### Written task
Repeat, exactly and in full, the lines of the listing below, but without any pictures.

- - - -

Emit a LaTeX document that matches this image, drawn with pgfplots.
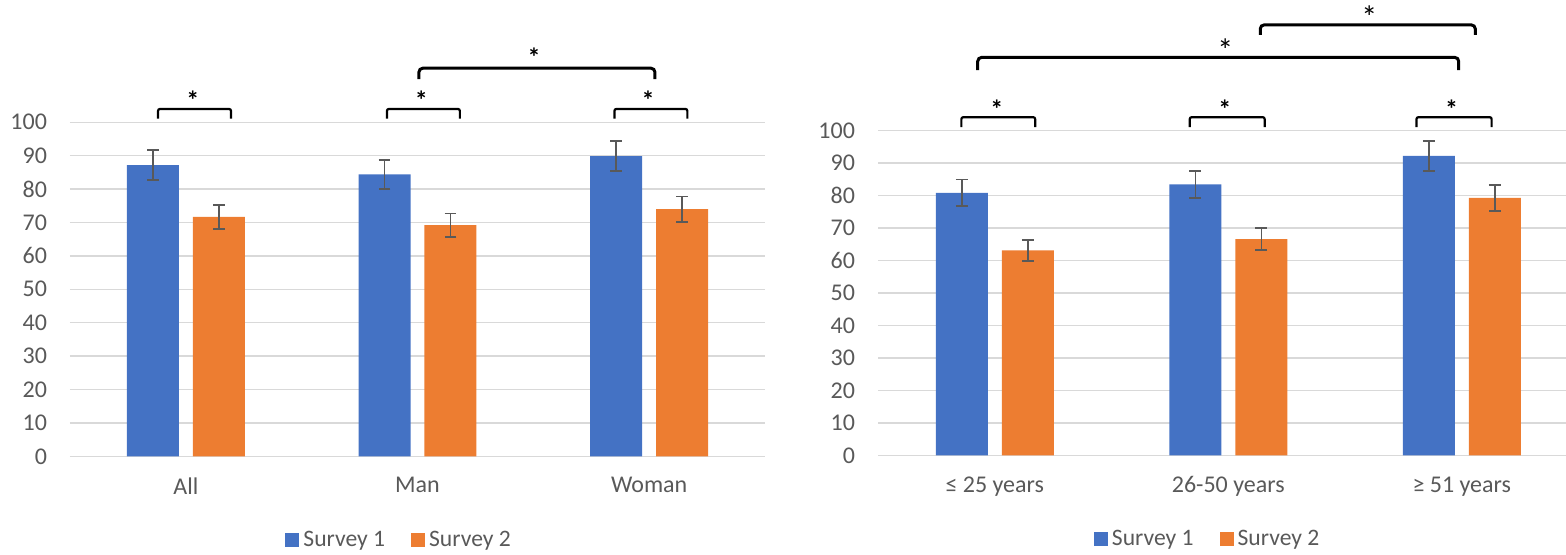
\documentclass[border=0pt]{standalone}
\usepackage{fontspec}
\setmainfont{Carlito}
\usepackage{pgfplots}
\pgfplotsset{compat=1.18}
\definecolor{sblue}{HTML}{4472C4}
\definecolor{sorange}{HTML}{ED7D31}
\definecolor{gridc}{HTML}{D9D9D9}
\definecolor{txt}{HTML}{595959}
\pgfplotsset{
 mystyle/.style={
  scale only axis, anchor=south west,
  ymin=0, ymax=100, ytick={0,10,...,100},
  ymajorgrids, grid style={gridc, line width=0.75pt},
  axis line style={draw=none}, tick style={draw=none},
  xtick={0,1,2},
  tick label style={font=\fontsize{12}{14}\selectfont, text=txt},
  /pgf/number format/assume math mode=true,
  yticklabel style={xshift=-8pt},
  xticklabel style={yshift=-7pt},
  clip=false,
  legend columns=2,
  legend style={draw=none, fill=none, font=\fontsize{11.8}{14}\selectfont, text=txt, anchor=center,
    /tikz/every even column/.append style={column sep=11pt}},
  legend image code/.code={\fill[##1] (0pt,-3.5pt) rectangle (7pt,3.5pt);},
 },
 mybar/.style={ybar, bar width=26pt, bar shift=0pt, draw=none, fill=#1,
   error bars/y dir=both, error bars/y explicit,
   error bars/error bar style={color=txt, line width=0.75pt},
   error bars/error mark options={rotate=90, mark size=2.9pt, color=txt, line width=0.75pt}},
 smallbr/.style={sharp plot, black, line width=1.1pt, rounded corners=1pt, forget plot},
 bigbr/.style={sharp plot, black, line width=1.5pt, rounded corners=2pt, forget plot},
}
\begin{document}
\begin{tikzpicture}
\useasboundingbox (0,0) rectangle (783pt,277.5pt);
% Left chart
\begin{axis}[mystyle, at={(35pt,49.35pt)}, width=347.5pt, height=167pt,
  xmin=-0.5, xmax=2.5, xticklabels={All,Man,Woman},
  legend style={at={(0.475,-0.252)}}]
\addplot[mybar=sblue] coordinates {(-0.1424,87.2) +- (0,4.5) (0.8576,84.4) +- (0,4.3) (1.8576,89.9) +- (0,4.55)};
\addplot[mybar=sorange] coordinates {(0.1424,71.7) +- (0,3.6) (1.1424,69.2) +- (0,3.55) (2.1424,74.0) +- (0,3.8)};
\legend{Survey 1, Survey 2}
\addplot[smallbr] coordinates {(-0.12,101.1) (-0.12,104.0) (0.195,104.0) (0.195,101.1)};
\addplot[smallbr] coordinates {(0.868,101.1) (0.868,104.0) (1.183,104.0) (1.183,101.1)};
\addplot[smallbr] coordinates {(1.85,101.1) (1.85,104.0) (2.165,104.0) (2.165,101.1)};
\addplot[bigbr] coordinates {(1.006,112.9) (1.006,116.2) (2.025,116.2) (2.025,112.9)};
\node[font=\fontsize{13}{13}\selectfont\bfseries, yshift=-2pt] at (axis cs:0.03,107.7) {*};
\node[font=\fontsize{13}{13}\selectfont\bfseries, yshift=-2pt] at (axis cs:1.017,107.7) {*};
\node[font=\fontsize{13}{13}\selectfont\bfseries, yshift=-2pt] at (axis cs:1.995,107.7) {*};
\node[font=\fontsize{13}{13}\selectfont\bfseries, yshift=-2pt] at (axis cs:1.503,120.7) {*};
\end{axis}
% Right chart
\begin{axis}[mystyle, at={(439pt,49.75pt)}, width=344.4pt, height=162.5pt,
  xmin=-0.5, xmax=2.45, xticklabels={≤ 25 years,26-50 years,≥ 51 years},
  legend style={at={(0.48,-0.258)}}]
\addplot[mybar=sblue] coordinates {(-0.1413,80.8) +- (0,4.05) (0.8587,83.4) +- (0,4.2) (1.8587,92.2) +- (0,4.6)};
\addplot[mybar=sorange] coordinates {(0.1413,63.1) +- (0,3.2) (1.1413,66.6) +- (0,3.35) (2.1413,79.3) +- (0,4.0)};
\legend{Survey 1, Survey 2}
\addplot[smallbr] coordinates {(-0.143,101.0) (-0.143,104.1) (0.173,104.1) (0.173,101.0)};
\addplot[smallbr] coordinates {(0.835,101.0) (0.835,104.1) (1.156,104.1) (1.156,101.0)};
\addplot[smallbr] coordinates {(1.806,101.0) (1.806,104.1) (2.128,104.1) (2.128,101.0)};
\addplot[bigbr] coordinates {(-0.073,118.6) (-0.073,122.5) (1.987,122.5) (1.987,118.6)};
\addplot[bigbr] coordinates {(1.137,129.4) (1.137,132.5) (2.058,132.5) (2.058,129.4)};
\node[font=\fontsize{13}{13}\selectfont\bfseries, yshift=-2pt] at (axis cs:0.009,107.8) {*};
\node[font=\fontsize{13}{13}\selectfont\bfseries, yshift=-2pt] at (axis cs:0.985,107.8) {*};
\node[font=\fontsize{13}{13}\selectfont\bfseries, yshift=-2pt] at (axis cs:1.957,107.8) {*};
\node[font=\fontsize{16}{16}\selectfont, yshift=-2pt] at (axis cs:0.987,125.8) {*};
\node[font=\fontsize{16}{16}\selectfont, yshift=-2pt] at (axis cs:1.604,136.0) {*};
\end{axis}
\end{tikzpicture}
\end{document}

- - - -

### Answer to this exercise
Emit a LaTeX document that matches this image, drawn with pgfplots.
\documentclass[border=0pt]{standalone}
\usepackage{fontspec}
\setmainfont{Carlito}
\usepackage{pgfplots}
\pgfplotsset{compat=1.18}
\definecolor{sblue}{HTML}{4472C4}
\definecolor{sorange}{HTML}{ED7D31}
\definecolor{gridc}{HTML}{D9D9D9}
\definecolor{txt}{HTML}{595959}
\pgfplotsset{
 mystyle/.style={
  scale only axis, anchor=south west,
  ymin=0, ymax=100, ytick={0,10,...,100},
  ymajorgrids, grid style={gridc, line width=0.75pt},
  axis line style={draw=none}, tick style={draw=none},
  xtick={0,1,2},
  tick label style={font=\fontsize{12}{14}\selectfont, text=txt},
  /pgf/number format/assume math mode=true,
  yticklabel style={xshift=-8pt},
  xticklabel style={yshift=-7pt},
  clip=false,
  legend columns=2,
  legend style={draw=none, fill=none, font=\fontsize{11.8}{14}\selectfont, text=txt, anchor=center,
    /tikz/every even column/.append style={column sep=11pt}},
  legend image code/.code={\fill[##1] (0pt,-3.5pt) rectangle (7pt,3.5pt);},
 },
 mybar/.style={ybar, bar width=26pt, bar shift=0pt, draw=none, fill=#1,
   error bars/y dir=both, error bars/y explicit,
   error bars/error bar style={color=txt, line width=0.75pt},
   error bars/error mark options={rotate=90, mark size=2.9pt, color=txt, line width=0.75pt}},
 smallbr/.style={sharp plot, black, line width=1.1pt, rounded corners=1pt, forget plot},
 bigbr/.style={sharp plot, black, line width=1.5pt, rounded corners=2pt, forget plot},
}
\begin{document}
\begin{tikzpicture}
\useasboundingbox (0,0) rectangle (783pt,277.5pt);
% Left chart
\begin{axis}[mystyle, at={(35pt,49.35pt)}, width=347.5pt, height=167pt,
  xmin=-0.5, xmax=2.5, xticklabels={All,Man,Woman},
  legend style={at={(0.475,-0.252)}}]
\addplot[mybar=sblue] coordinates {(-0.1424,87.2) +- (0,4.5) (0.8576,84.4) +- (0,4.3) (1.8576,89.9) +- (0,4.55)};
\addplot[mybar=sorange] coordinates {(0.1424,71.7) +- (0,3.6) (1.1424,69.2) +- (0,3.55) (2.1424,74.0) +- (0,3.8)};
\legend{Survey 1, Survey 2}
\addplot[smallbr] coordinates {(-0.12,101.1) (-0.12,104.0) (0.195,104.0) (0.195,101.1)};
\addplot[smallbr] coordinates {(0.868,101.1) (0.868,104.0) (1.183,104.0) (1.183,101.1)};
\addplot[smallbr] coordinates {(1.85,101.1) (1.85,104.0) (2.165,104.0) (2.165,101.1)};
\addplot[bigbr] coordinates {(1.006,112.9) (1.006,116.2) (2.025,116.2) (2.025,112.9)};
\node[font=\fontsize{13}{13}\selectfont\bfseries, yshift=-2pt] at (axis cs:0.03,107.7) {*};
\node[font=\fontsize{13}{13}\selectfont\bfseries, yshift=-2pt] at (axis cs:1.017,107.7) {*};
\node[font=\fontsize{13}{13}\selectfont\bfseries, yshift=-2pt] at (axis cs:1.995,107.7) {*};
\node[font=\fontsize{13}{13}\selectfont\bfseries, yshift=-2pt] at (axis cs:1.503,120.7) {*};
\end{axis}
% Right chart
\begin{axis}[mystyle, at={(439pt,49.75pt)}, width=344.4pt, height=162.5pt,
  xmin=-0.5, xmax=2.45, xticklabels={≤ 25 years,26-50 years,≥ 51 years},
  legend style={at={(0.48,-0.258)}}]
\addplot[mybar=sblue] coordinates {(-0.1413,80.8) +- (0,4.05) (0.8587,83.4) +- (0,4.2) (1.8587,92.2) +- (0,4.6)};
\addplot[mybar=sorange] coordinates {(0.1413,63.1) +- (0,3.2) (1.1413,66.6) +- (0,3.35) (2.1413,79.3) +- (0,4.0)};
\legend{Survey 1, Survey 2}
\addplot[smallbr] coordinates {(-0.143,101.0) (-0.143,104.1) (0.173,104.1) (0.173,101.0)};
\addplot[smallbr] coordinates {(0.835,101.0) (0.835,104.1) (1.156,104.1) (1.156,101.0)};
\addplot[smallbr] coordinates {(1.806,101.0) (1.806,104.1) (2.128,104.1) (2.128,101.0)};
\addplot[bigbr] coordinates {(-0.073,118.6) (-0.073,122.5) (1.987,122.5) (1.987,118.6)};
\addplot[bigbr] coordinates {(1.137,129.4) (1.137,132.5) (2.058,132.5) (2.058,129.4)};
\node[font=\fontsize{13}{13}\selectfont\bfseries, yshift=-2pt] at (axis cs:0.009,107.8) {*};
\node[font=\fontsize{13}{13}\selectfont\bfseries, yshift=-2pt] at (axis cs:0.985,107.8) {*};
\node[font=\fontsize{13}{13}\selectfont\bfseries, yshift=-2pt] at (axis cs:1.957,107.8) {*};
\node[font=\fontsize{16}{16}\selectfont, yshift=-2pt] at (axis cs:0.987,125.8) {*};
\node[font=\fontsize{16}{16}\selectfont, yshift=-2pt] at (axis cs:1.604,136.0) {*};
\end{axis}
\end{tikzpicture}
\end{document}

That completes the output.